5. Un plancher en bois

Le système de container utilisé (voir ci-dessous) aurait été équipé à sa base, par- dessus la base métallique, d’ un plancher constitué de traverses de bois. On peut imaginer que le bois était ignifugé, mais une fois le feu déclaré, ce plancher aurait fini par s’embraser et alimenter l’incendie.

 

Une tour de containers

La conception même du datacenter , empilage de containers  pouvait représenter un risque. Ce « préfabriqué », était composé de caissons maritimes  recyclés, en tôle, empilés comme des Légos. Si un seul de ces box s’enflamme, l’incendie se propage à l’ensemble de la « tour ».

Rappelons que des datacenters modulaires modernes existent, mais à base de caissons durcis.

Attente des résultats de l’enquête

L’enquête confirmera peut-être la piste de la maintenance défectueuse des onduleurs, pointée  par Octave Klaba dès sa première déclaration, comme cause initiale de l’incendie. Mais en tout état de cause, le modèle, dépassé aujourd’hui, de ce centre de données – ce que reconnait  d’ailleurs le fondateur d’OVH – ,  a sans doute rendu possible qu’une étincelle détruise un bâtiment, des milliers de serveurs et des millions de données.

Des progrès à faire

Bien entendu, ce  passage en revue des faiblesses escomptées du bâtiment SGB1 de Strasbourg n’augure en rien de l’état du parc de datacenters de OVH. On peut penser que ce bâtiment était particulièrement atypique , vétuste, expérimental à son origine et non représentatif du parc des 32 datacenters de l’hébergeur.
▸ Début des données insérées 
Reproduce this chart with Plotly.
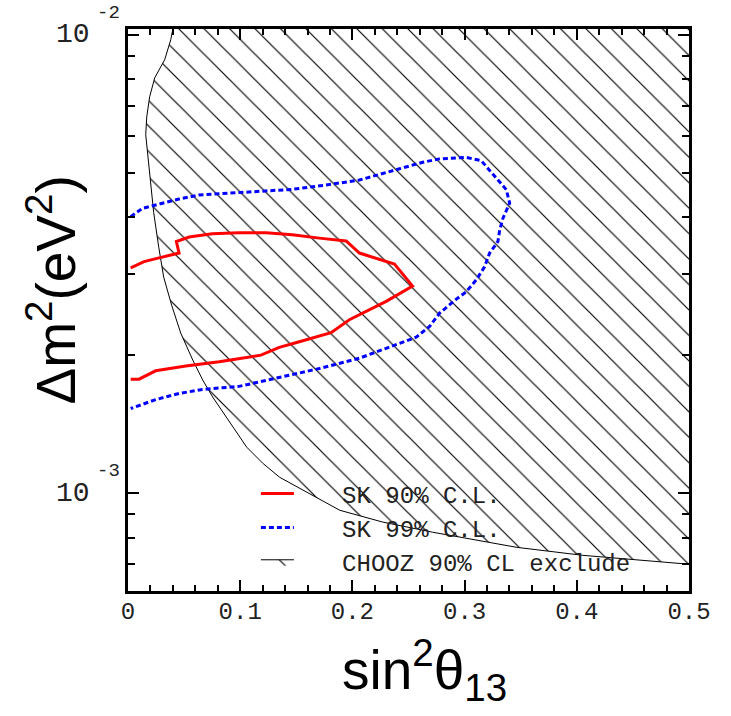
import math
import plotly.graph_objects as go

# CHOOZ 90% CL exclusion boundary (sin^2 theta13, delta m^2 in eV^2)
chooz_x = [0.0416, 0.0381, 0.0327, 0.0238, 0.0193, 0.0167, 0.0158, 0.0184, 0.0229,
           0.0274, 0.0318, 0.0389, 0.0470, 0.0577, 0.0666, 0.0755, 0.0924, 0.1058,
           0.1200, 0.1352, 0.1887, 0.2270, 0.2716, 0.3464, 0.4052, 0.5000, 0.51, 0.51]
chooz_y = [0.01078, 0.00975, 0.00882, 0.00805, 0.00732, 0.00662, 0.00605, 0.00525,
           0.00409, 0.00344, 0.00296, 0.00257, 0.002235, 0.001952, 0.001765, 0.00162,
           0.001408, 0.00126, 0.001163, 0.001083, 0.000918, 0.000865, 0.000822,
           0.000762, 0.000732, 0.000700, 0.000700, 0.01078]

# SK 90% C.L. contour
sk90_x = [0.0024, 0.0143, 0.0277, 0.0455, 0.0431, 0.0545, 0.0750, 0.0991, 0.1230,
          0.1464, 0.1705, 0.1944, 0.2063, 0.2375, 0.2536, 0.2301, 0.1973, 0.1810,
          0.1527, 0.1348, 0.1185, 0.0813, 0.0515, 0.0247, 0.0098, 0.0024]
sk90_y = [0.00310, 0.00320, 0.00326, 0.00334, 0.00354, 0.00362, 0.00368, 0.00370,
          0.00370, 0.00366, 0.00360, 0.00355, 0.00334, 0.00316, 0.00283, 0.00262,
          0.00239, 0.00224, 0.00214, 0.00208, 0.00200, 0.001935, 0.001894, 0.001849,
          0.001773, 0.001773]

# SK 99% C.L. contour
sk99_x = [0.0024, 0.0128, 0.0306, 0.0455, 0.0634, 0.0872, 0.1170, 0.1467, 0.1765,
          0.2063, 0.2420, 0.2628, 0.2777, 0.3015, 0.3149, 0.3194, 0.3283, 0.3372,
          0.3402, 0.3342, 0.3313, 0.3297, 0.3223, 0.3179, 0.3104, 0.3015, 0.2926,
          0.2777, 0.2688, 0.2569, 0.2301, 0.2063, 0.1705, 0.1348, 0.0991, 0.0663,
          0.0455, 0.0247, 0.0024]
sk99_y = [0.00401, 0.00418, 0.00429, 0.00438, 0.00447, 0.00451, 0.00455, 0.00460,
          0.00470, 0.00482, 0.00510, 0.00527, 0.00536, 0.00540, 0.00531, 0.00516,
          0.00487, 0.00459, 0.00429, 0.00398, 0.00375, 0.00354, 0.00334, 0.00312,
          0.00292, 0.00275, 0.00265, 0.00247, 0.00231, 0.00219, 0.00207, 0.00197,
          0.00187, 0.00179, 0.00171, 0.001684, 0.00165, 0.00160, 0.00153]

x_ticks = [0, 0.1, 0.2, 0.3, 0.4, 0.5]
x_ticktext = ["0", "0.1", "0.2", "0.3", "0.4", "0.5"]
y_ticks = [0.001, 0.01]
y_tick_exponents = ["-3", "-2"]
y_minor = [k * 1e-4 for k in range(6, 10)] + [k * 1e-3 for k in range(2, 10)]

MONO = "Liberation Mono, Courier New, monospace"
SANS = "Liberation Sans, Arial, Helvetica, sans-serif"
PAD = "\u00a0\u00a0\u00a0"  # gap between legend symbol and label

fig = go.Figure()

fig.add_trace(go.Scatter(
    x=chooz_x, y=chooz_y, mode="lines", fill="toself",
    name=PAD + "CHOOZ 90% CL exclude", legendrank=1003,
    line=dict(color="black", width=1),
    fillcolor="rgba(255,255,255,0)",
    fillpattern=dict(shape="\\", size=18, solidity=0.065, fgopacity=1,
                     fgcolor="#000000", bgcolor="rgba(255,255,255,0)"),
))
fig.add_trace(go.Scatter(
    x=sk90_x, y=sk90_y, mode="lines", name=PAD + "SK 90% C.L.", legendrank=1001,
    line=dict(color="#ff0000", width=3),
))
fig.add_trace(go.Scatter(
    x=sk99_x, y=sk99_y, mode="lines", name=PAD + "SK 99% C.L.", legendrank=1002,
    line=dict(color="#0000ff", width=3, dash="5px,3px"),
))

axis_common = dict(
    showline=True, linecolor="black", linewidth=2.5, mirror="allticks",
    ticks="inside", tickcolor="black", tickwidth=2, ticklen=11,
    showgrid=False, zeroline=False,
    tickfont=dict(family=MONO, size=24, color="#222222"),
)

fig.update_xaxes(
    range=[0, 0.5], tickmode="array", tickvals=x_ticks, ticktext=x_ticktext,
    minor=dict(dtick=0.02, ticks="inside", ticklen=6, tickwidth=1.5, tickcolor="black"),
    ticklabelstandoff=-4,
    **axis_common,
)
fig.update_yaxes(
    type="log", range=[-3.2133, -1.9876], tickmode="array",
    tickvals=y_ticks, showticklabels=False,
    minor=dict(tickmode="array", tickvals=y_minor, ticks="inside", ticklen=7,
               tickwidth=1.5, tickcolor="black"),
    **axis_common,
)

# decade labels on the log axis: mantissa "10" with a raised exponent
for val, expo in zip(y_ticks, y_tick_exponents):
    fig.add_annotation(
        text="10", xref="paper", yref="y", x=-0.064, y=math.log10(val),
        xanchor="right", yanchor="middle", showarrow=False,
        font=dict(family=MONO, size=28, color="#222222"),
    )
    fig.add_annotation(
        text=expo, xref="paper", yref="y", x=-0.058, y=math.log10(val),
        xanchor="left", yanchor="middle", yshift=22, showarrow=False,
        font=dict(family=MONO, size=19, color="#222222"),
    )

fig.add_annotation(
    text="Δm<sup>2</sup>(eV<sup>2</sup>)", textangle=-90,
    xref="paper", yref="paper", x=-0.135, y=0.535,
    xanchor="center", yanchor="middle", showarrow=False,
    font=dict(family=SANS, size=55, color="black"),
)
fig.add_annotation(
    text="sin<sup>2</sup>θ<sub>13</sub>",
    xref="paper", yref="paper", x=0.529, y=-0.141,
    xanchor="center", yanchor="middle", showarrow=False,
    font=dict(family=SANS, size=55, color="black"),
)

fig.update_layout(
    width=731, height=716,
    margin=dict(l=128, r=42, t=29, b=125),
    paper_bgcolor="white", plot_bgcolor="white",
    showlegend=True,
    legend=dict(
        x=0.228, y=0.213, xanchor="left", yanchor="top",
        bgcolor="rgba(0,0,0,0)", borderwidth=0,
        font=dict(family=MONO, size=24, color="#222222"),
        itemwidth=33, tracegroupgap=0,
    ),
)

fig.write_html("out.html")
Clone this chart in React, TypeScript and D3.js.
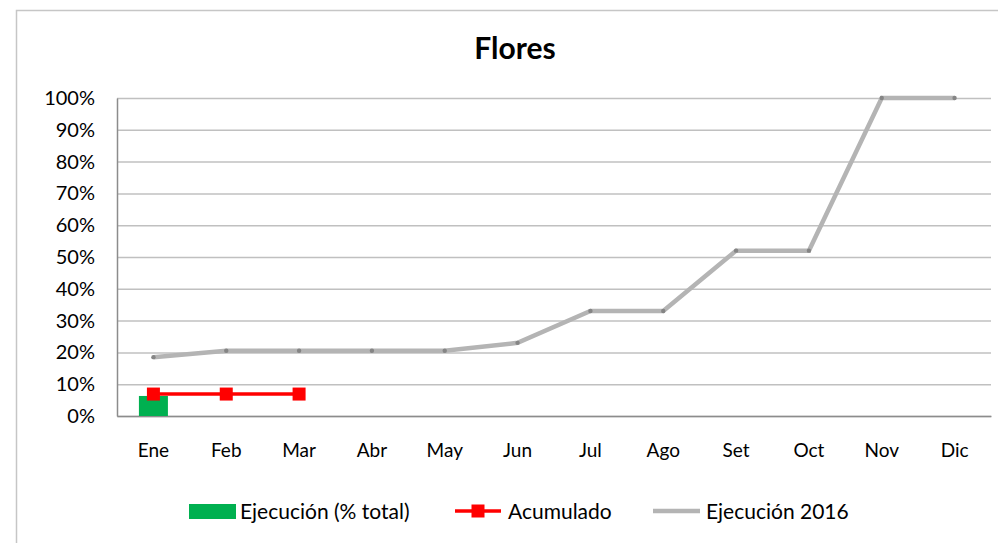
import React, { useEffect, useRef } from 'react';
import * as d3 from 'd3';

const months = ['Ene', 'Feb', 'Mar', 'Abr', 'May', 'Jun', 'Jul', 'Ago', 'Set', 'Oct', 'Nov', 'Dic'];
const ejecucion = [0.063];
const acumulado = [0.069, 0.069, 0.069];
const ejecucion2016 = [0.185, 0.205, 0.205, 0.205, 0.205, 0.23, 0.33, 0.33, 0.52, 0.52, 1.0, 1.0];
const yTicks = [0, 0.1, 0.2, 0.3, 0.4, 0.5, 0.6, 0.7, 0.8, 0.9, 1.0];

const FONT = 'Lato, "Open Sans", sans-serif';

export default function App() {
  const ref = useRef<SVGSVGElement | null>(null);

  useEffect(() => {
    const svg = d3.select(ref.current);
    svg.selectAll('*').remove();

    const width = 998;
    const height = 543;
    const margin = { top: 98, right: 7, bottom: 127, left: 117 };
    const innerW = width - margin.left - margin.right;
    const innerH = height - margin.top - margin.bottom;

    svg.append('rect').attr('width', width).attr('height', height).attr('fill', '#fff');

    // outer chart border (cut off at right and bottom)
    svg.append('rect')
      .attr('x', 16.5).attr('y', 10.5)
      .attr('width', width).attr('height', height)
      .attr('fill', 'none').attr('stroke', '#c6c6c6').attr('stroke-width', 1.5);

    svg.append('text')
      .attr('x', 515).attr('y', 59)
      .attr('text-anchor', 'middle')
      .attr('font-family', FONT).attr('font-weight', 700).attr('font-size', 30)
      .text('Flores');

    const g = svg.append('g').attr('transform', `translate(${margin.left},${margin.top})`);

    const x = d3.scaleBand<string>().domain(months).range([0, innerW]);
    const y = d3.scaleLinear().domain([0, 1]).range([innerH, 0]);

    // gridlines
    g.append('g')
      .call(d3.axisLeft(y).tickValues(yTicks).tickSize(-innerW).tickFormat(() => ''))
      .call(s => s.select('.domain').remove())
      .call(s => s.selectAll('line').attr('stroke', '#c0c0c0').attr('stroke-width', 1.5));

    // y axis
    const yAxis = g.append('g')
      .call(d3.axisLeft(y).tickValues(yTicks).tickSize(0).tickPadding(22).tickFormat(d3.format('.0%')));
    yAxis.select('.domain').attr('stroke', '#8c8c8c').attr('stroke-width', 1.5);
    yAxis.selectAll('text').attr('font-family', FONT).attr('font-size', 20).attr('fill', '#000');

    // x axis
    const xAxis = g.append('g')
      .attr('transform', `translate(0,${innerH})`)
      .call(d3.axisBottom(x).tickSize(0).tickPadding(28));
    xAxis.select('.domain').attr('stroke', '#8c8c8c').attr('stroke-width', 1.5);
    xAxis.selectAll('text').attr('font-family', FONT).attr('font-size', 19).attr('fill', '#000');

    const cx = (i: number) => (x(months[i]) ?? 0) + x.bandwidth() / 2;

    // bars
    const barW = 29;
    g.selectAll('rect.bar')
      .data(ejecucion)
      .enter()
      .append('rect')
      .attr('class', 'bar')
      .attr('x', (_, i) => cx(i) - barW / 2)
      .attr('y', d => y(d))
      .attr('width', barW)
      .attr('height', d => innerH - y(d))
      .attr('fill', '#00b050');

    // 2016 line
    const line = d3.line<number>().x((_, i) => cx(i)).y(d => y(d));
    g.append('path')
      .datum(ejecucion2016)
      .attr('fill', 'none')
      .attr('stroke', '#b4b4b4')
      .attr('stroke-width', 4.5)
      .attr('d', line);
    g.selectAll('circle.m16')
      .data(ejecucion2016)
      .enter()
      .append('circle')
      .attr('class', 'm16')
      .attr('cx', (_, i) => cx(i))
      .attr('cy', d => y(d))
      .attr('r', 2.2)
      .attr('fill', '#858585');

    // acumulado
    g.append('path')
      .datum(acumulado)
      .attr('fill', 'none')
      .attr('stroke', '#ff0000')
      .attr('stroke-width', 3.5)
      .attr('d', line);
    const ms = 13;
    g.selectAll('rect.acc')
      .data(acumulado)
      .enter()
      .append('rect')
      .attr('class', 'acc')
      .attr('x', (_, i) => cx(i) - ms / 2)
      .attr('y', d => y(d) - ms / 2)
      .attr('width', ms)
      .attr('height', ms)
      .attr('fill', '#ff0000');

    // legend
    const lg = svg.append('g').attr('font-family', FONT).attr('font-size', 21);
    const ly = 511;
    lg.append('rect').attr('x', 189).attr('y', ly - 7).attr('width', 47).attr('height', 15).attr('fill', '#00b050');
    lg.append('text').attr('x', 240).attr('y', ly + 8).text('Ejecución (% total)');

    lg.append('line').attr('x1', 455).attr('x2', 501).attr('y1', ly).attr('y2', ly)
      .attr('stroke', '#ff0000').attr('stroke-width', 3.5);
    lg.append('rect').attr('x', 478 - ms / 2).attr('y', ly - ms / 2).attr('width', ms).attr('height', ms).attr('fill', '#ff0000');
    lg.append('text').attr('x', 508).attr('y', ly + 8).text('Acumulado');

    lg.append('line').attr('x1', 653).attr('x2', 700).attr('y1', ly).attr('y2', ly)
      .attr('stroke', '#b4b4b4').attr('stroke-width', 4.5);
    lg.append('text').attr('x', 706).attr('y', ly + 8).text('Ejecución 2016');
  }, []);

  return (
    <svg
      ref={ref}
      width={998}
      height={543}
      style={{ position: 'absolute', left: 0, top: 0, display: 'block' }}
    />
  );
}
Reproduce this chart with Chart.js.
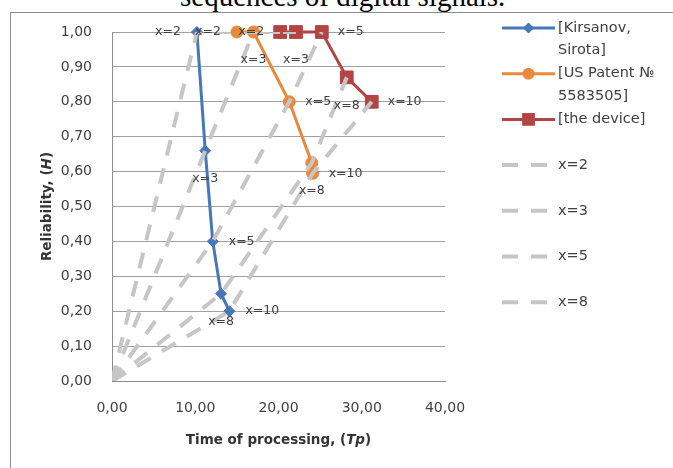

 Ce sinistre représentera peut-être l’occasion pour notre champion national de faire évoluer son modèle de low cost vers des standards plus conventionnels dans le secteur des datacenters. Il n’aura pas le choix, jouant dans la cour des grands et à l’échelle européenne, d’accélérer la mise à jour de ses équipements et de respecter les règles de l’art, si ce n’était pas le cas dans certains sites.

Cela permettra à l’opérateur, qui hébergerait les 2/3 de l’internet français,  de faire évoluer sa clientèle, et de renforcer sa collaboration avec le secteur public, ce qui est un de ses objectifs stratégiques.